Colin Powell minaccia ignobilmente il Sudan, dove da anni milizie separatiste cristiane hanno scatenato una guerra civile. “E’ un affare tribale interno”, ha risposto il governo di Khartoum. Difficile che tale risposta plachi la furia dei gangster globali. Il copione messo in scena è infatti sin troppo simile alla farsa che ha portato all’aggressione serba. Auguri.
WASHINGTON – Nel Darfur – la regione occidentale del Sudan, teatro da anni di una sanguinosa guerra civile – è stato commesso un vero e proprio genocidio, a danno delle popolazioni di fede cristiana e animista: lo ha denunciato il segretario di Stato americano, Colin Powell. Che ha anche aggiunto, senza mezzi termini, che di questo massacro sono responsabili il governo del Sudan e le milizie islamiche dei “Janjawid”, alleate di fatto delle truppe regolari.
E la risposta non si è fatta attendere: la questione del Darfur è un “problema tribale interno”, ha detto oggi il ministro delle finanze sudanese. Chiudendo così la porta alle richieste americane.
Powell ha parlato della situazione in Sudan nel corso di una testimonianza davanti alla commissione Esteri del Congresso, a Washington.

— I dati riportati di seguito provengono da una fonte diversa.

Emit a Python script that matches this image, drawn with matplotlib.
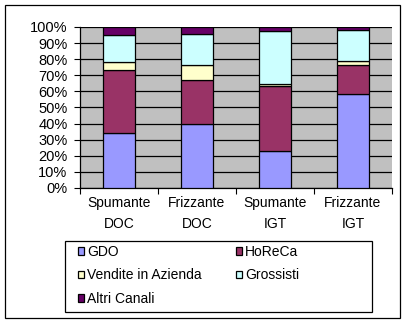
# 100% stacked bars: sales channels per wine type

import numpy as np
import matplotlib.pyplot as plt
from matplotlib.patches import Rectangle

# ── data ────────────────────────────────────────────
categories = ["Spumante\nDOC", "Frizzante\nDOC", "Spumante\nIGT", "Frizzante\nIGT"]
gdo = [34.0, 40.0, 23.0, 58.2]
horeca = [39.3, 27.0, 40.2, 18.0]
vendite = [5.0, 9.4, 1.4, 2.7]
grossisti = [16.7, 19.2, 32.9, 19.2]
altri = [5.0, 4.4, 2.5, 1.9]

series = ["GDO", "HoReCa", "Vendite in Azienda", "Grossisti", "Altri Canali"]
colors = ["#9999FF", "#993366", "#FFFFCC", "#CCFFFF", "#660066"]
yticks = np.arange(0, 101, 10)

plt.rcParams["font.family"] = ["Liberation Sans", "DejaVu Sans"]
FS = 10

fig = plt.figure(figsize=(4.07, 3.24), dpi=100)
ax = fig.add_axes([0.1966, 0.4198, 0.7664, 0.4969])
ax.set_facecolor("#C0C0C0")

# ── stacked bars ────────────────────────────────────
x = np.arange(len(categories))
bottom = np.zeros(len(categories))
handles = []
for name, vals, c in zip(series, [gdo, horeca, vendite, grossisti, altri], colors):
    b = ax.bar(x, vals, bottom=bottom, width=0.4, color=c,
               edgecolor="black", linewidth=0.9, label=name, zorder=3)
    handles.append(b)
    bottom += np.array(vals)

ax.set_xlim(-0.5, len(categories) - 0.5)
ax.set_ylim(0, 100)
ax.set_yticks(yticks)
ax.set_yticklabels([f"{v}%" for v in yticks], fontsize=10.5)
ax.yaxis.grid(True, color="black", linewidth=0.9, zorder=0)

# category labels centred, tick marks on boundaries
ax.set_xticks(np.arange(-0.5, len(categories)), labels=[])
ax.set_xticks(x, labels=categories, minor=True, fontsize=FS, linespacing=1.65)
ax.tick_params(axis="x", which="minor", length=0, pad=5.5)
ax.tick_params(axis="x", which="major", length=4, direction="out")
ax.tick_params(axis="y", length=4, direction="out", pad=5)

for s in ["top", "right"]:
    ax.spines[s].set_visible(False)
for s in ["left", "bottom"]:
    ax.spines[s].set_linewidth(0.9)

# ── legend (two columns placed separately, frame drawn by hand) ──
leg_kw = dict(loc="upper left", frameon=False, fontsize=FS,
              handlelength=0.45, handleheight=0.45, handletextpad=0.2,
              borderpad=0, borderaxespad=0, labelspacing=0.68)
fig.legend([handles[0], handles[2], handles[4]],
           [series[0], series[2], series[4]],
           bbox_to_anchor=(78 / 407, 1 - 245 / 324), **leg_kw)
fig.legend([handles[1], handles[3]], [series[1], series[3]],
           bbox_to_anchor=(236 / 407, 1 - 245 / 324), **leg_kw)
fig.patches.append(Rectangle((65 / 407, 1 - 312 / 324), 307 / 407, 71 / 324,
                             transform=fig.transFigure, fill=False,
                             edgecolor="black", linewidth=0.9))

# outer chart border
fig.patches.append(Rectangle((0.0123, 0.0185), 0.9707, 0.9661,
                             transform=fig.transFigure, fill=False,
                             edgecolor="black", linewidth=0.9))

fig.savefig("out.png", dpi=100)
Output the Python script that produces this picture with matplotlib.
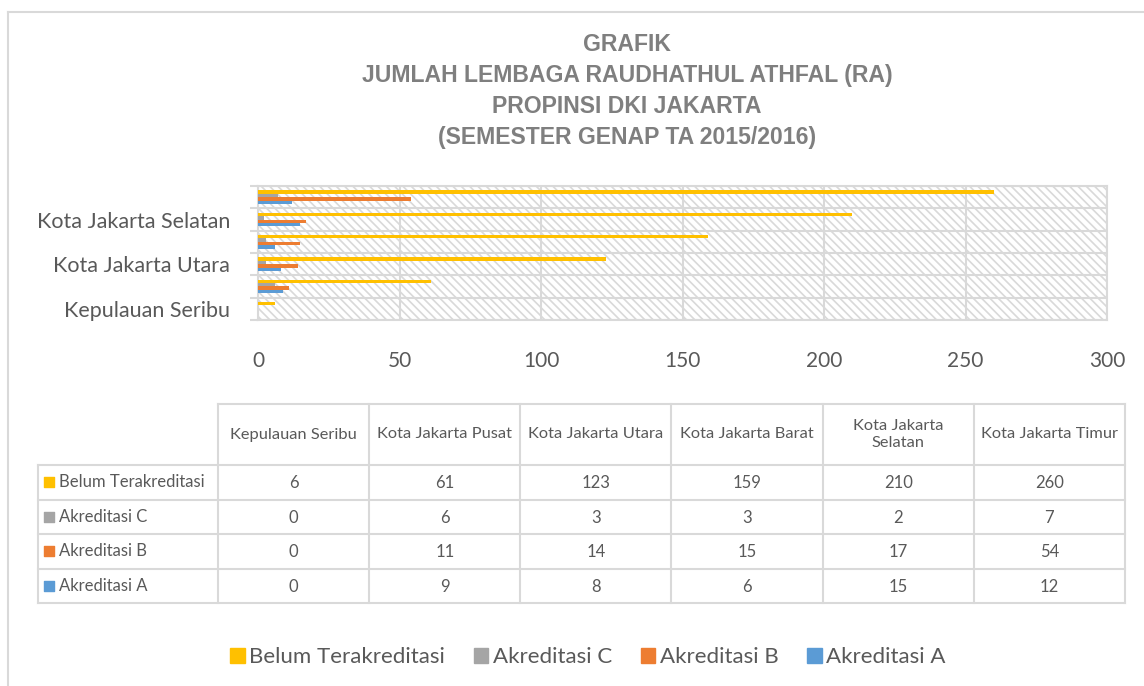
import matplotlib.pyplot as plt
from matplotlib.patches import Rectangle
import numpy as np

plt.rcParams['font.family'] = ['Lato', 'DejaVu Sans']
plt.rcParams['hatch.linewidth'] = 1.2

regions = ['Kepulauan Seribu', 'Kota Jakarta Pusat', 'Kota Jakarta Utara',
           'Kota Jakarta Barat', 'Kota Jakarta Selatan', 'Kota Jakarta Timur']
belum = [6, 61, 123, 159, 210, 260]
akr_c = [0, 6, 3, 3, 2, 7]
akr_b = [0, 11, 14, 15, 17, 54]
akr_a = [0, 9, 8, 6, 15, 12]

series_names = ['Belum Terakreditasi', 'Akreditasi C', 'Akreditasi B', 'Akreditasi A']
series_vals = [belum, akr_c, akr_b, akr_a]
colors = ['#FFC000', '#A5A5A5', '#ED7D31', '#5B9BD5']

TXT = '#595959'
GRID = '#D9D9D9'
W, H = 1144, 686

fig = plt.figure(figsize=(W / 100, H / 100), dpi=100)

# outer chart border (top and left visible)
fig.add_artist(plt.Line2D([8 / W, 1], [1 - 12 / H, 1 - 12 / H], color=GRID, lw=1.5))
fig.add_artist(plt.Line2D([8 / W, 8 / W], [0, 1 - 12 / H], color=GRID, lw=1.5))

fig.text(627 / W, 1 - 91 / H,
         'GRAFIK\nJUMLAH LEMBAGA RAUDHATHUL ATHFAL (RA)\nPROPINSI DKI JAKARTA\n(SEMESTER GENAP TA 2015/2016)',
         ha='center', va='center', fontsize=16.6, fontweight='bold', color='#7F7F7F',
         family='Liberation Sans', linespacing=1.45)

# bar chart
ax = fig.add_axes([258 / W, 1 - 320 / H, (1107 - 258) / W, 134 / H])
ax.add_patch(Rectangle((0, 0), 1, 1, transform=ax.transAxes, facecolor='white',
                       edgecolor=GRID, hatch='\\\\\\\\', lw=0, zorder=0))
y = np.arange(len(regions))
bh = 0.15
offsets = [1.5, 0.5, -0.5, -1.5]
for vals, col, off in zip(series_vals, colors, offsets):
    ax.barh(y + off * bh, vals, height=bh, color=col, zorder=3)

ax.set_xlim(0, 300)
ax.set_ylim(-0.5, 5.5)
ax.set_xticks(range(0, 301, 50))
ax.set_yticks([0, 2, 4])
ax.set_yticklabels([regions[0], regions[2], regions[4]])
ax.set_yticks(np.arange(-0.5, 6, 1), minor=True)
ax.tick_params(axis='x', length=0, pad=22, labelsize=15, labelcolor=TXT)
ax.tick_params(axis='y', which='major', length=0, pad=20, labelsize=15.5, labelcolor=TXT)
ax.tick_params(axis='y', which='minor', length=6, width=1.5, color=GRID)
ax.grid(axis='x', color=GRID, lw=1.5, zorder=1)
ax.grid(axis='y', which='minor', color=GRID, lw=1.5, zorder=1)
ax.set_axisbelow(True)
for s in ax.spines.values():
    s.set_color(GRID)
    s.set_linewidth(1.5)

# data table
tx0, tx1, ty0, ty1 = 38, 1125, 404, 603
tab = fig.add_axes([tx0 / W, 1 - ty1 / H, (tx1 - tx0) / W, (ty1 - ty0) / H])
lab_w = 180 / 151.2
hdr_h = 61 / 34.5
tab.set_xlim(-lab_w, 6)
tab.set_ylim(0, 4 + hdr_h)
tab.axis('off')
lk = dict(color=GRID, lw=1.5, clip_on=False)
# horizontal lines
tab.plot([0, 6], [4 + hdr_h, 4 + hdr_h], **lk)
for r in range(5):
    tab.plot([-lab_w, 6], [r, r], **lk)
# vertical lines
tab.plot([-lab_w, -lab_w], [0, 4], **lk)
for c in range(7):
    tab.plot([c, c], [0, 4 + hdr_h], **lk)
for c, name in enumerate(regions):
    label = 'Kota Jakarta\nSelatan' if name == 'Kota Jakarta Selatan' else name
    tab.text(c + 0.5, 4 + hdr_h / 2, label, ha='center', va='center',
             fontsize=11.8, color=TXT, linespacing=1.3)
for r, (name, vals, col) in enumerate(zip(series_names, series_vals, colors)):
    yc = 3.5 - r
    tab.scatter([-lab_w + 0.07], [yc], marker='s', s=62, color=col, clip_on=False)
    tab.text(-lab_w + 0.14, yc, name, ha='left', va='center', fontsize=12, color=TXT)
    for c, v in enumerate(vals):
        tab.text(c + 0.5, yc - 0.03, str(v), ha='center', va='center', fontsize=12, color=TXT)

# legend
handles = [Rectangle((0, 0), 1, 1, color=c) for c in colors]
fig.legend(handles, series_names, loc='center', bbox_to_anchor=(588 / W, 1 - 657 / H),
           ncol=4, frameon=False, fontsize=16, labelcolor=TXT,
           handlelength=0.65, handleheight=0.65, handletextpad=0.2, columnspacing=1.3)

fig.savefig('out.png', dpi=100)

E ha lanciato una sorta di ultimatum: “Non possiamo più accontentarci di parole dal governo di Khartoum”. Parole che dimostrano come gli Stati Uniti stiano aumentando le pressioni sul Sudan, per porre fine alla guerra civile. Non a caso, ieri gli Usa hanno presentato al Consiglio di sicurezza dell’Onu un nuovo progetto di risoluzione, in cui si chiede l’ampliamento del mandato della forza di controllo dell’Unita Africana (Ua) e dove si minacciano sanzioni, in particolare nel settore petrolifero, contro il governo di Khartoum.
E anche l’uso del termine “genocidio” fa parte della strategia americana. Certo, il ricorso al termine non comporta obblighi giuridicamente vincolanti per l’amministrazione, nell’intervenire in Sudan; ma è un fatto che una simile presa di posizione appare destinata a influenzare il dibattito diplomatico al Palazzo di Vetro.
“Parlare di genocidio non autorizza automaticamente l’uso della forza, ma dovrebbe cambiare la dinamica del negoziato in corso”, ha osservato Nina Bang-Jensen, direttrice dell’organizzazione “Coalizione per la Giustizia Internazionale”, che sul Darfur ha realizzato uno studio. Commissionato, appunto, dal dipartimento di Stato Usa. Ma comunque si tratta di un concetto che evoca “un imperativo morale e legale di agire”.